There are varied opinions regarding the One Belt One Road (OBOR) initiative. But at the end of the day, I believe creating a clean path to trade is only a positive outcome for the consumer and the business partners involved.
The OBOR initiative will be a trade channel over land and sea from China across Asia, the Middle East and continuing across Europe as a modern-day Silk Road. The path is not final as it requires many countries and their governments to agree to participate.
The initiative will be heavily financed by China in many locations, which will include Chinese cultural centers and schools to bring awareness of China’s culture and beliefs. The effort is projected to cost over $1 trillion, but I expect this will be a conservative number when all is said and done.
While first announced in 2013, the initiative is still a long way from completion as many details have to be worked out among the many governments involved. It is not expected to be completed until 2049. This is quite a long time out, but for a country like China they are comfortable with long range planning and seeing the prize in the big picture.
There will certainly be countries not participating or that do not want to work with China directly. For instance, China is directing the path around India who has conflicting interests with China. But in such cases, they can develop their own pathways with other countries and perhaps merge their pathway into the overall path.
While the completion is targeted for 2049, the actual work has already begun in some places. Pakistan is on board and working with China as they have established a segment of their portion of the land passageway.
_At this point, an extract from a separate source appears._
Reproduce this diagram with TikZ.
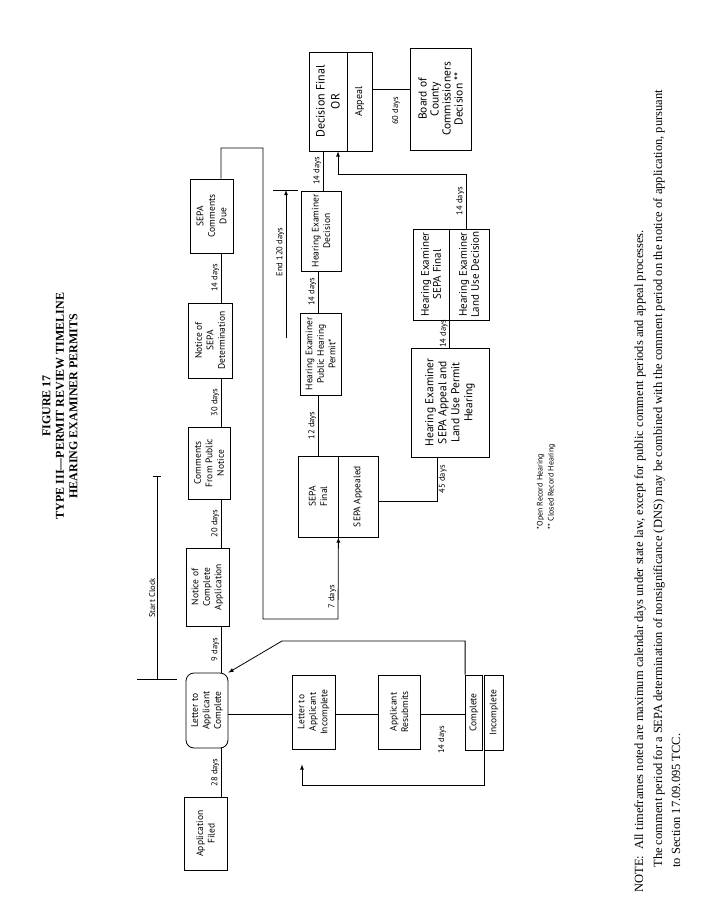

Western countries may view the expansion of China across Asia to Western Europe as competition for global influence. But it’s the same thing the U.S. and Western European countries have done over the past couple of centuries. The open channels should only help build common interests to secure free trade among all countries involved and minimize political and military conflicts. In theory, the common interest may help save on collective military budgets to help pay for the initiative.